A Benchmark for Overgeneration Detection in Biomedical Text Simplification
Proceedings of the 2nd Workshop on Evaluating Text Difficulty in a Multilingual Context (DeTermIt! 2026)
Abstract
Large Language Models deployed for biomedical text simplification frequently produce overgeneration: extraneous content appended beyond the faithful simplification, including leaked model instructions, ungrounded medical claims, and repetitive text. Despite its prevalence, this failure mode remains largely unaddressed. We present a benchmark for document-level overgeneration detection, releasing two resources: SimpleOG-manual, 500 abstract-level examples with human-validated positive labels, and SimpleOG-auto, over 46,000 automatically labeled abstract-level examples derived from submissions to the CLEF 2025 SimpleText Track. Our method exploits the positional regularity of overgeneration in simplification output through sequence alignment, identifying trailing content that lacks a corresponding segment in the source.
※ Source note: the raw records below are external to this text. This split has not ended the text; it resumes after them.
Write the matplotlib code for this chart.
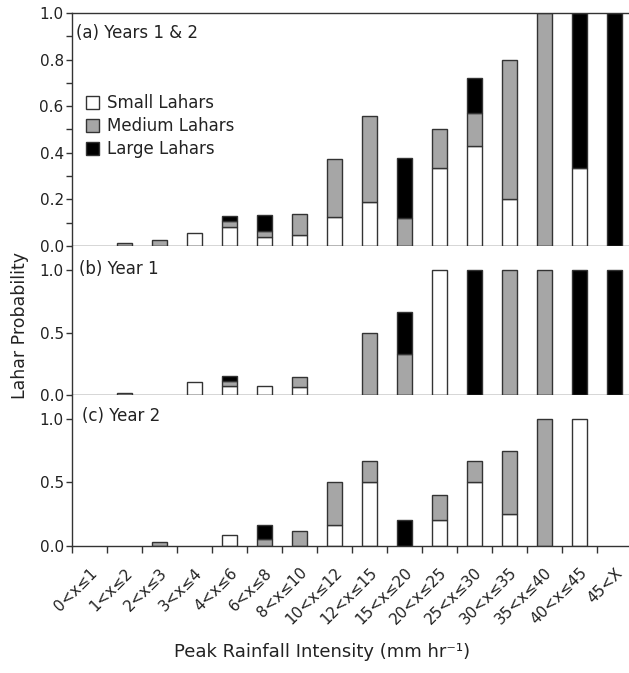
import matplotlib.pyplot as plt
import numpy as np

# categories of peak rainfall intensity
cats = ["0<x≤1", "1<x≤2", "2<x≤3", "3<x≤4", "4<x≤6", "6<x≤8", "8<x≤10", "10<x≤12",
        "12<x≤15", "15<x≤20", "20<x≤25", "25<x≤30", "30<x≤35", "35<x≤40", "40<x≤45", "45<X"]

# (a) Years 1 & 2
a_small = [0, 0, 0, 0.054, 0.083, 0.037, 0.049, 0.125, 0.19, 0, 0.333, 0.43, 0.2, 0, 0.333, 0]
a_medium = [0, 0.011, 0.026, 0, 0.023, 0.026, 0.09, 0.25, 0.37, 0.12, 0.167, 0.14, 0.6, 1.0, 0, 0]
a_large = [0, 0, 0, 0, 0.021, 0.07, 0, 0, 0, 0.257, 0, 0.15, 0, 0, 0.667, 1.0]

# (b) Year 1
b_small = [0, 0, 0, 0.108, 0.074, 0.077, 0.067, 0, 0, 0, 1.0, 0, 0, 0, 0, 0]
b_medium = [0, 0.02, 0, 0, 0.04, 0, 0.077, 0, 0.5, 0.333, 0, 0, 1.0, 1.0, 0, 0]
b_large = [0, 0, 0, 0, 0.04, 0, 0, 0, 0, 0.333, 0, 1.0, 0, 0, 1.0, 1.0]

# (c) Year 2
c_small = [0, 0, 0, 0, 0.087, 0, 0, 0.167, 0.5, 0, 0.2, 0.5, 0.25, 0, 1.0, 0]
c_medium = [0, 0, 0.029, 0, 0, 0.05, 0.119, 0.333, 0.167, 0, 0.2, 0.167, 0.5, 1.0, 0, 0]
c_large = [0, 0, 0, 0, 0, 0.114, 0, 0, 0, 0.2, 0, 0, 0, 0, 0, 0]

labels = ["Small Lahars", "Medium Lahars", "Large Lahars"]
colors = ["white", "#a6a6a6", "black"]

plt.rcParams['font.family'] = ['DejaVu Sans']
spine_col = "#333333"

fig = plt.figure(figsize=(6.29, 6.73), dpi=100)

left, width = 72 / 629, 560 / 629
ax_a = fig.add_axes([left, 0.6345, width, 0.3462])
ax_b = fig.add_axes([left, 0.4126, width, 0.2219])
ax_c = fig.add_axes([left, 0.1892, width, 0.2234])

x = np.arange(len(cats)) + 0.5


def stacked(ax, small, medium, large):
    bottom = np.zeros(len(cats))
    for vals, col, lab in zip([small, medium, large], colors, labels):
        vals = np.array(vals)
        m = vals > 0
        ax.bar(x[m], vals[m], width=0.42, bottom=bottom[m], color=col,
               edgecolor=spine_col, linewidth=1.0, label=lab)
        bottom += vals


stacked(ax_a, a_small, a_medium, a_large)
stacked(ax_b, b_small, b_medium, b_large)
stacked(ax_c, c_small, c_medium, c_large)

for ax in (ax_a, ax_b, ax_c):
    ax.set_xlim(0, 16)
    ax.spines['right'].set_visible(False)
    for s in ('left', 'bottom', 'top'):
        ax.spines[s].set_color(spine_col)
        ax.spines[s].set_linewidth(1.0)
    ax.tick_params(axis='y', direction='out', length=4, width=1, color=spine_col,
                   labelsize=11, pad=2, labelcolor="#222222")
    ax.tick_params(axis='y', which='minor', length=4, width=1, color=spine_col)

ax_b.spines['top'].set_visible(False)
ax_c.spines['top'].set_visible(False)

ax_a.set_ylim(0, 1.0)
ax_a.set_yticks(np.arange(0, 1.01, 0.2))
ax_a.set_yticks(np.arange(0.1, 1.0, 0.2), minor=True)
ax_a.set_yticklabels(["0.0", "0.2", "0.4", "0.6", "0.8", "1.0"])

for ax in (ax_b, ax_c):
    ax.set_ylim(0, 1.19)
    ax.set_yticks([0, 0.5, 1.0])
    ax.set_yticklabels(["0.0", "0.5", "1.0"])

for ax in (ax_a, ax_b):
    ax.set_xticks([])

ax_c.set_xticks(np.arange(0, 16))
ax_c.set_xticks(x, minor=True)
ax_c.set_xticklabels([])
ax_c.set_xticklabels(cats, minor=True, rotation=45, ha='right', rotation_mode='anchor',
                     fontsize=11, color="#222222")
ax_c.tick_params(axis='x', which='major', direction='out', length=5, width=1, color=spine_col)
ax_c.tick_params(axis='x', which='minor', length=0, pad=14)

# panel titles
ax_a.text(0.1, 0.915, "(a) Years 1 & 2", fontsize=12, va='center', ha='left', color="#222222")
ax_b.text(0.2, 1.01, "(b) Year 1", fontsize=12, va='center', ha='left', color="#222222")
ax_c.text(0.3, 1.03, "(c) Year 2", fontsize=12, va='center', ha='left', color="#222222")

ax_a.legend(loc='upper left', bbox_to_anchor=(0.025, 0.652), frameon=False, fontsize=12,
            handlelength=0.8, handleheight=0.8, handletextpad=0.45, labelspacing=0.3,
            borderpad=0, borderaxespad=0, labelcolor="#222222")

fig.text(0.032, 0.517, "Lahar Probability", rotation=90, fontsize=12.5, ha='center',
         va='center', color="#222222")
fig.text(0.512, 0.031, "Peak Rainfall Intensity (mm hr⁻¹)", fontsize=13, ha='center',
         va='center', color="#222222")

fig.savefig("out.png", dpi=100)
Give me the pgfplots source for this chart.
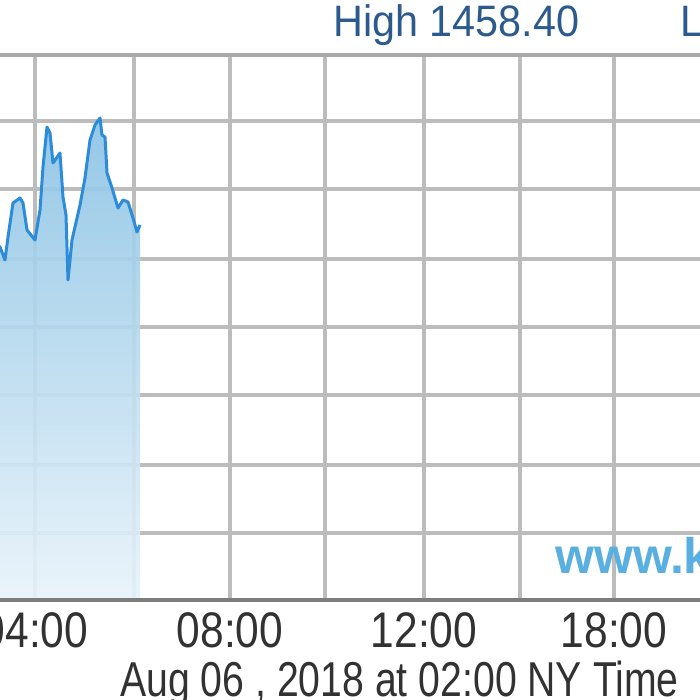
\documentclass[border=0pt]{standalone}
\usepackage{fontspec}
\setmainfont{Liberation Sans}
\usepackage{pgfplots}
\pgfplotsset{compat=1.18}
\definecolor{gridc}{RGB}{188,188,188}
\definecolor{axisc}{RGB}{125,125,125}
\definecolor{linec}{RGB}{45,140,215}
\definecolor{areatop}{RGB}{140,195,228}
\definecolor{areabot}{RGB}{232,243,250}
\definecolor{hicol}{RGB}{45,90,140}
\definecolor{wmcol}{RGB}{90,175,225}
\definecolor{txtc}{RGB}{50,50,50}
\begin{document}
\begin{tikzpicture}
\useasboundingbox (0,0) rectangle (700pt,700pt);
\clip (0,0) rectangle (700pt,700pt);
\begin{axis}[
  at={(-100pt,100pt)}, anchor=south west,
  scale only axis, width=900pt, height=545pt,
  xmin=-100, xmax=800, ymin=100, ymax=645,
  axis line style={draw=none},
  xtick={35,134,230,325,424,520,614,711},
  ytick={167,235,305,373,441,511,579},
  xticklabels={}, yticklabels={},
  major tick length=0pt,
  grid=major,
  major grid style={gridc, line width=3.6pt},
  clip=true,
]
\addplot[draw=none, top color=areatop, bottom color=areabot, fill opacity=0.92] coordinates {
(-10,460)(0,453)(5,440)(8,463)(13,497)(20,502)(23,497)(27,470)(35,460)(40,490)(43,533)(47,573)(50,567)(53,537)(60,547)(63,503)(66,485)(68,420)(72,460)(80,495)(85,522)(90,560)(95,575)(100,582)(102,565)(105,563)(107,527)(112,512)(118,492)(123,500)(128,498)(133,482)(137,468)(140,475)
} \closedcycle;
\addplot[linec, line width=3pt, line join=round] coordinates {
(-10,460)(0,453)(5,440)(8,463)(13,497)(20,502)(23,497)(27,470)(35,460)(40,490)(43,533)(47,573)(50,567)(53,537)(60,547)(63,503)(66,485)(68,420)(72,460)(80,495)(85,522)(90,560)(95,575)(100,582)(102,565)(105,563)(107,527)(112,512)(118,492)(123,500)(128,498)(133,482)(137,468)(140,475)
};
\end{axis}
\draw[gridc!90!black, line width=3.6pt] (0,645pt) -- (700pt,645pt);
\draw[axisc, line width=3.6pt] (0,100pt) -- (700pt,100pt);
% x labels
\foreach \xx/\lab in {35/04:00,230/08:00,424/12:00,614/18:00}{
  \node[anchor=base, inner sep=0pt, text=txtc, font=\fontsize{50}{50}\selectfont] at (\xx pt,52pt) {\scalebox{0.85}[1]{\lab}};
}
\node[anchor=base west, inner sep=0pt, text=txtc, font=\fontsize{49}{49}\selectfont] at (120pt,3pt) {\scalebox{0.80}[1]{Aug 06 , 2018 at 02:00 NY Time}};
% header
\node[anchor=base west, inner sep=0pt, text=hicol, font=\fontsize{44}{44}\selectfont] at (333pt,663pt) {\scalebox{0.94}[1]{High 1458.40}};
\node[anchor=base west, inner sep=0pt, text=hicol, font=\fontsize{44}{44}\selectfont] at (680pt,663pt) {\scalebox{0.94}[1]{Low 1449.20}};
% watermark
\node[anchor=base west, inner sep=0pt, text=wmcol, font=\fontsize{50}{50}\selectfont\bfseries] at (555pt,126pt) {www.kitco.com};
\end{tikzpicture}
\end{document}
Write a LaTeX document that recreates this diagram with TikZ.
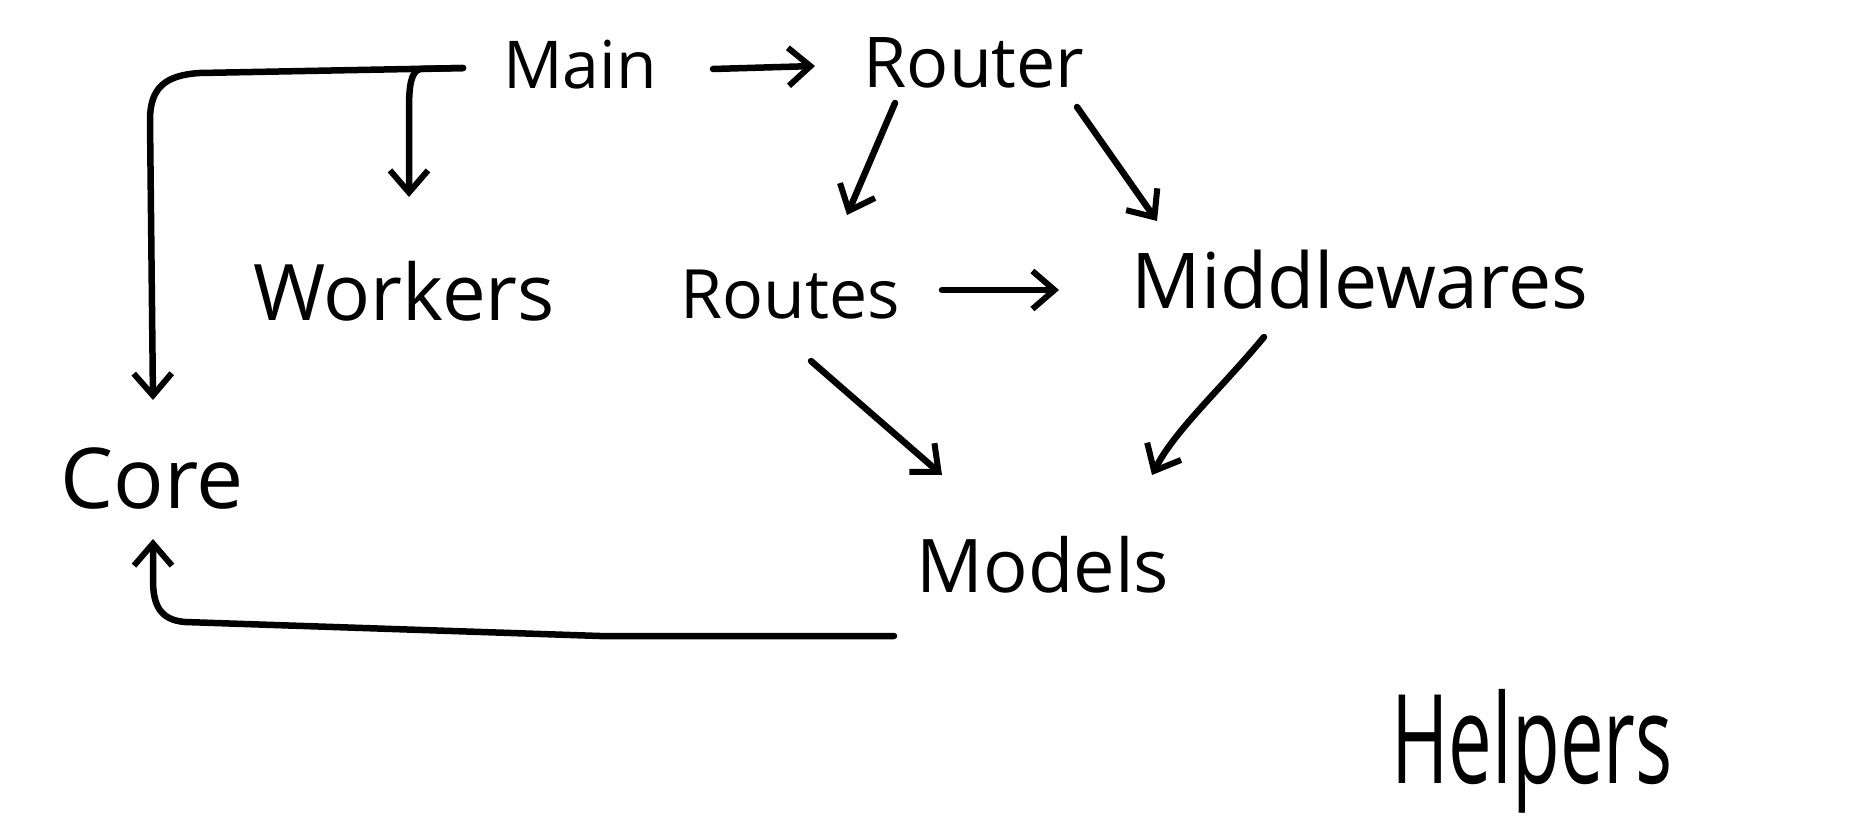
\documentclass[tikz,border=0pt]{standalone}
\usepackage{fontspec}
\setmainfont{Open Sans}
\usetikzlibrary{arrows.meta,calc}
\begin{document}
\begin{tikzpicture}[x=1pt,y=-1pt, line width=6.5pt, line cap=round, line join=round,
  lbl/.style={inner sep=0pt, anchor=base},
  arr/.style={-{Straight Barb[length=22pt,width=38pt,line width=6pt]}}]
\useasboundingbox[fill=white] (0,0) rectangle (1870,832);
\node[lbl, font=\fontsize{66}{72}\selectfont] (main) at (580,89) {Main};
\node[lbl, font=\fontsize{70}{76}\selectfont] (router) at (974,88) {Router};
\node[lbl, font=\fontsize{78}{84}\selectfont] (workers) at (404,320) {Workers};
\node[lbl, font=\fontsize{68}{74}\selectfont] (routes) at (790,318) {Routes};
\node[lbl, font=\fontsize{77}{82}\selectfont] (middlewares) at (1360,308) {Middlewares};
\node[lbl, font=\fontsize{84}{90}\selectfont] (core) at (152,508) {Core};
\node[lbl, font=\fontsize{74}{80}\selectfont] (models) at (1043,592) {Models};
\node[lbl] (helpers) at (1532,783) {\scalebox{0.66}[1.05]{\fontsize{118}{124}\selectfont Helpers}};

% Main -> Router
\draw[arr] ($(main.base)+(133,-20)$) -- ($(router.base)+(-159,-22)$);
% Main -> Workers and Main -> Core (shared top line)
\draw[arr] ($(main.base)+(-117,-21)$) -- (420,69)
  .. controls (411,72) and (409,85) .. (409,110) -- ($(workers.base)+(5,-123)$);
\draw[arr] ($(main.base)+(-117,-21)$) -- (200,73)
  .. controls (165,75) and (150,88) .. (150,120) -- ($(core.base)+(1,-108)$);
% Router -> Routes, Router -> Middlewares
\draw[arr] ($(router.base)+(-79,15)$) -- ($(routes.base)+(57,-103)$);
\draw[arr] ($(router.base)+(103,19)$) -- ($(middlewares.base)+(-203,-87)$);
% Routes -> Middlewares
\draw[arr] ($(routes.base)+(152,-28)$) -- ($(middlewares.base)+(-301,-18)$);
% Routes -> Models
\draw[arr] ($(routes.base)+(21,43)$) -- ($(models.base)+(-101,-117)$);
% Middlewares -> Models
\draw[arr] ($(middlewares.base)+(-96,29)$) .. controls (1220,390) and (1175,430) .. ($(models.base)+(109,-117)$);
% Models -> Core
\draw[arr] ($(models.base)+(-149,44)$) -- (600,636) -- (185,622)
  .. controls (160,620) and (153,605) .. (153,580) -- ($(core.base)+(1,31)$);
\end{tikzpicture}
\end{document}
Human validation of 117 automatically flagged positives confirms ∼95% precision, with leaked model instructions accounting for 75.7% of confirmed cases. Analysis across teams and models reveals that overgeneration is primarily driven by system-level choices, such as prompting and post-processing, rather than by model architecture. We evaluate three detection paradigms and find that sentence similarity (F1 = 0.731, ROC-AUC = 0.915) surprisingly outperforms both NLI-based and LLM-based approaches, suggesting that overgenerated content occupies distinct semantic regions from source material.